Où, histoire de commencer cet Abécédaire par un chiffre, il est question de Zone Zéro, roman de l'auteur autrichien Herbert Franke…
Où, histoire de commencer cet Abécédaire par un chiffre, il est question de Zone Zéro, roman de l'auteur autrichien Herbert Franke…
Quoi de mieux pour commencer un abécédaire que de débuter par un chiffre ?
Zone Zéro (1970), donc, sixième roman de l’Autrichien Herbert Franke (qui n’est pas le double germanique du créateur de Dune). Franke, un auteur plutôt méconnu : bien qu’à la tête d’une bibliographie forte de ving romans, n’en a vu que deux publiés en France : La Cage aux orchidées (1961, en Présence du Futur en 1964) et le présent Zone Zéro (Ailleurs & Demain, 1973).
Le roman se déroule dans un futur indéterminé. La Zone Zéro du titre, c’est une enclave jusqu’alors inaccessible, depuis des temps immémoriaux, cernée par une ceinture radioactive. Mais inexplicablement, la Zone Zéro abaisse un jour ses défenses. Le monde libre (ou qui se prétend tel) s’empresse de lancer une expédition scientifique et militaire afin de comprendre cet endroit, dans le but à peine officieux de l’annexer.
La Zone Zéro réserve bien des surprises aux conquérants : ce n’est nullement le territoire dévasté qu’ils s’attendent à trouver. La ville qu’ils abordent, placée sous une cloche titanesque et à l’architecture inattendue, semble peuplée d’habitants invisibles. Ceux-ci en quittent en réalité presque jamais leurs appartements, d’où ils se livrent à des jeux (rejouer la bataille de Waterloo par exemple). Mais les explorateurs se rendent compte qu’ils ne restent qu’en surface des choses et que le fonctionnement de la ville leur demeure encore secret. L’un des membres de l’expédition, Daniel, est envoyé en mission d’infiltration. On lui accorde une journée : sa mission va durer plusieurs semaines.
Très vite, voilà Daniel intégré dans la vie de la cité : il a un matricule, un appartement, un travail. On lui fait subir des tests, sans qu’il sache quand cette batterie de tests s’arrête. Pas de test = test invisible ? Son passé, il commence à l’oublier, à mesure qu’il plonge plus profondément dans les arcanes. Il comprend que la ville fonctionne sur le principe de la libre circulation. Chacun possède une barrette, indiquant sa position, qu’il est libre d’activer ou désactiver – mais les choses s’avèrent bien plus aisées quand elle est ouverte. Les biens sont libres aussi. La seule monnaie, c’est l’unique chose qui soit ici limitée : le temps de calcul. Car un ordinateur régi(rai)t la ville. D’ailleurs, nombreux sont les cyborgs à y vivre. Et le destin ultime des habitants semble être l’intégration avec ce cerveau central. Mais les choses commencent à déraper pour Daniel : l’utopie n’en est peut-être pas une… ou se situe dans un ailleurs virtuel.

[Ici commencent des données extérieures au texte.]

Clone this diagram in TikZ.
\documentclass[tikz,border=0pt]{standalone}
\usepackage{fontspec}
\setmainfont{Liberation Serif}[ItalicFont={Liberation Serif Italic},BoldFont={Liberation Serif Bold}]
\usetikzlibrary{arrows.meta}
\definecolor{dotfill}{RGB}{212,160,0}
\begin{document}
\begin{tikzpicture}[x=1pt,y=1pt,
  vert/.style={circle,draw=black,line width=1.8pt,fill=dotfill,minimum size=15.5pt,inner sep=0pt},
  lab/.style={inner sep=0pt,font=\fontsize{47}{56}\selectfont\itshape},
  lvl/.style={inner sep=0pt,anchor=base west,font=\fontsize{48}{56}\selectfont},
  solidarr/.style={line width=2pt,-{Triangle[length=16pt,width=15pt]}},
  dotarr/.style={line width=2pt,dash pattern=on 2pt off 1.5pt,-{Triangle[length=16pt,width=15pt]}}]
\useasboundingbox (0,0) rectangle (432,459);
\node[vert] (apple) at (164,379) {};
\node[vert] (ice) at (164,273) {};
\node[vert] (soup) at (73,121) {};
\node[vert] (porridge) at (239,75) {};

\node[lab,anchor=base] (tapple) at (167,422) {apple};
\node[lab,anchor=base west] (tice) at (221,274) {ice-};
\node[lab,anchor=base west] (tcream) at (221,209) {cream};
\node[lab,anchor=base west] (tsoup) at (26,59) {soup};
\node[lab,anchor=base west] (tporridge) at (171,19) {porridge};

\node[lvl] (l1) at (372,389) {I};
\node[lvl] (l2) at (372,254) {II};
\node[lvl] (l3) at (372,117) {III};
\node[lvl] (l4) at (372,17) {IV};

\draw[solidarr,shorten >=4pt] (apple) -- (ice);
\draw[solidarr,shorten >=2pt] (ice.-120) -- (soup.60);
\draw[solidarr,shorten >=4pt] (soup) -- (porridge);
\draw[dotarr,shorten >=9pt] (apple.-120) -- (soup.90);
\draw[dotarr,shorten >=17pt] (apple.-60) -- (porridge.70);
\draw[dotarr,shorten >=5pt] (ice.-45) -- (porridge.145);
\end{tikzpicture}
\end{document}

Zone Zéro ne laisse d’intriguer. L’écriture se fait volontiers expérimentale dans le premier tiers du roman, alternant deux lignes temporelles : présent (l’exploration de la cité) et futur (Daniel en quarantaine, interrogé par les autorités du monde libre), ainsi que des listes, des injonctions, des programmes… Si le contexte évoque au départ un simple affrontement Est-Ouest (rappelons que le roman a été écrit en 1970), les choses se révèlent plus complexes, et l’opposition monde libre/Zone Zéro n’a rien du simple décalque USA/URSS. D’un côté, l’on a un monde se prétendant libre mais qui a tout d’une dictature militaire ; de l’autre, un territoire dont les habitants ont adopté un mode de vie individualiste et hédoniste, laissant les basses œuvres aux « primis », de grands singes semi-intelligents. Si les soldats du monde libre sont prompts à se laisser aller aux sirènes hédonistes, au grand dam du commandement militaire, la société de la Zone Zéro se trouve peut-être sur le bord de l’effondrement — mais prête à franchir le pas vers l'intégration avec l'ordonateur.
Dès Daniel entré dans le cœur de la Zone Zéro, Franke délaisse cependant la thématique utopique/idéologique pour s’interroger sur la nature de la réalité. Des questionnements proches de Philip K. Dick (naturellement) et Stanislaw Lem (Le Congrès de Futurologie en particulier), sous un angle informatique (la primauté du temps de calcul, le fait que toute simulation suffisamment poussée soit indiscernable de la réalité voire soit la réalité elle-même).
Malgré un début confus, Zone Zéro s’avère très vite d’une lecture passionnante. Et l’on ne peut que regretter qu’Herbert Franke, hormis une dizaine de nouvelles éparses au fil des années, n’ait pas été davantage traduit sous nos latitudes.